Growth in steel demand
The global demand for steel is expected to increase by 3.9 per cent in 2018 and 1.4 per cent in 2019 as per World Steel Association reports which released a short range outlook at annual meet in Tokyo.
The growth in demand for steel globally is governed by change in trade situation. In April, the demand worldwide grew 1.8 per cent as compared to last year, and the use of steel is expected to grow in China by more than 6 per cent in 2018. The demand in China will remain at 781 million tonnes in 2019. In the absence of any stimulus the demand in China may flatten and lower in subsequent years. China produces and consumes about 50 per cent of the global steel.
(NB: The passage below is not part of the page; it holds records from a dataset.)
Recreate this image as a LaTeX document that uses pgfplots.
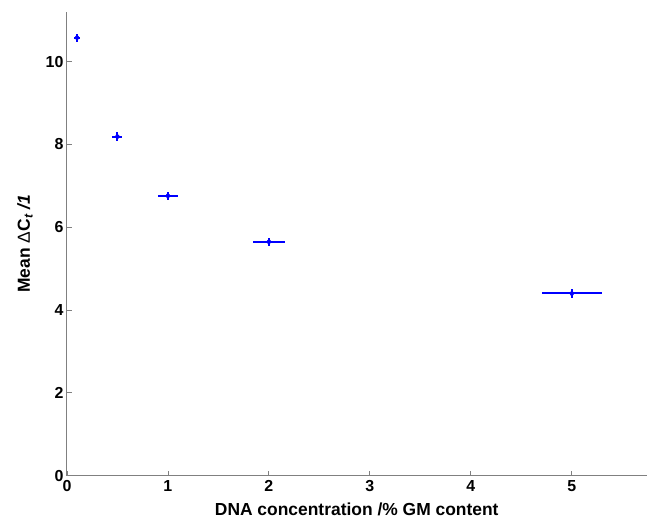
\documentclass[border=0pt]{standalone}
\usepackage{fontspec}
\setmainfont{Liberation Sans}
\usepackage{pgfplots}
\pgfplotsset{compat=1.18}
\begin{document}
\begin{tikzpicture}
\begin{axis}[
  scale only axis, width=580bp, height=464bp,
  xmin=0, xmax=5.74, ymin=0, ymax=11.2,
  axis lines=left, axis line style={-, draw=gray, line width=1pt},
  tick align=inside, major tick length=5bp,
  tick style={draw=gray, line width=0.8pt},
  xtick={0,1,2,3,4,5}, ytick={0,2,4,6,8,10},
  tick label style={font=\fontsize{16}{16}\selectfont\bfseries},
  xticklabel style={yshift=-1bp},
  /pgf/number format/assume math mode=true,
  xlabel={DNA concentration /\% GM content},
  ylabel={Mean {\mdseries Δ}C\textsubscript{\itshape t} {\itshape /1}},
  label style={font=\fontsize{17.5}{17.5}\selectfont\bfseries},
  xlabel style={at={(axis description cs:0.5,0)}, anchor=base, yshift=-40bp},
  ylabel style={at={(axis description cs:0,0.5)}, anchor=center, yshift=42bp},
  clip=false,
]
\addplot[blue, only marks, mark=none,
  error bars/.cd, x dir=both, x explicit, y dir=both, y explicit,
  error mark=none, error bar style={blue, line width=2bp}]
  table[x=x, y=y, x error=ex, y error=ey] {
x    y     ex    ey
0.1  10.58 0.03  0.1
0.5  8.19  0.05  0.1
1    6.76  0.1   0.1
2    5.65  0.16  0.1
5    4.40  0.3   0.1
};
\end{axis}
\path[use as bounding box] (-67bp,-42bp) rectangle (580bp,476bp);
\end{tikzpicture}
\end{document}
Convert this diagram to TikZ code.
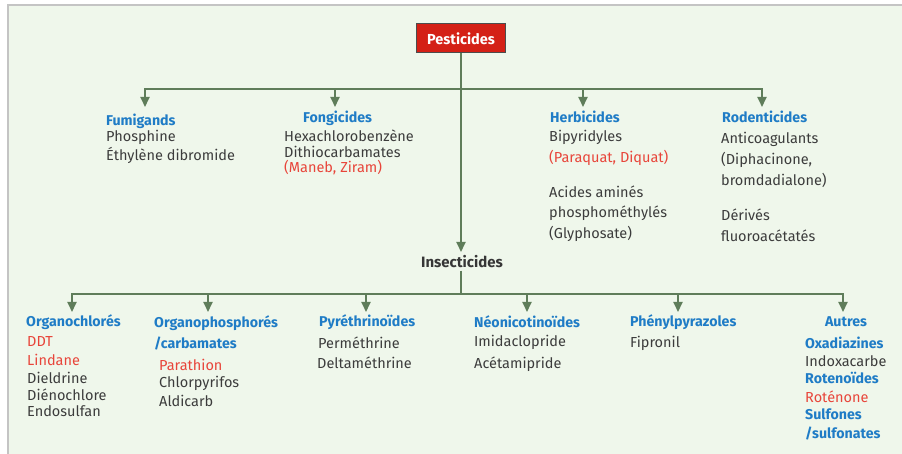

Further, China despite all the tariffs and cuts, is producing 900 million tonnes of steel each year, while, its consumption is 850 million tonnes. It exports up to 5 millions per month and the government is currently trying to regulate the recycling business and scrap handling. China has been trying to promote sustainable growth and is eliminating outdated steel companies, which include more than 100 million tonnes of industrial furnaces.
Investors’ believe Canada, US and Europe are biggest steel consumer that will have long term impact on its pricing. The outlook claimed the risks and tensions due to trade issues and currency volatility may lead to uncertainties. The uncertainty in the monetary policies in European Union and US are influencing currencies of the emerging nations. The demand for the metal continued to grow by 1 per cent, globally, in 2018, and by 1.2 per cent, in 2019, while, in China the demand will grow to 3.2 per cent in 2018 and 3.9 per cent in 2019. The demand is mostly in automotives and construction, and such demand will grow in developing nations.
The IMF reduced global growth forecast for 2018 and 2019 last week, where it claimed the policy tensions and tariffs will have adverse impact on emerging markets that will be highly influenced by the tightened financial situations and poor capital outflows.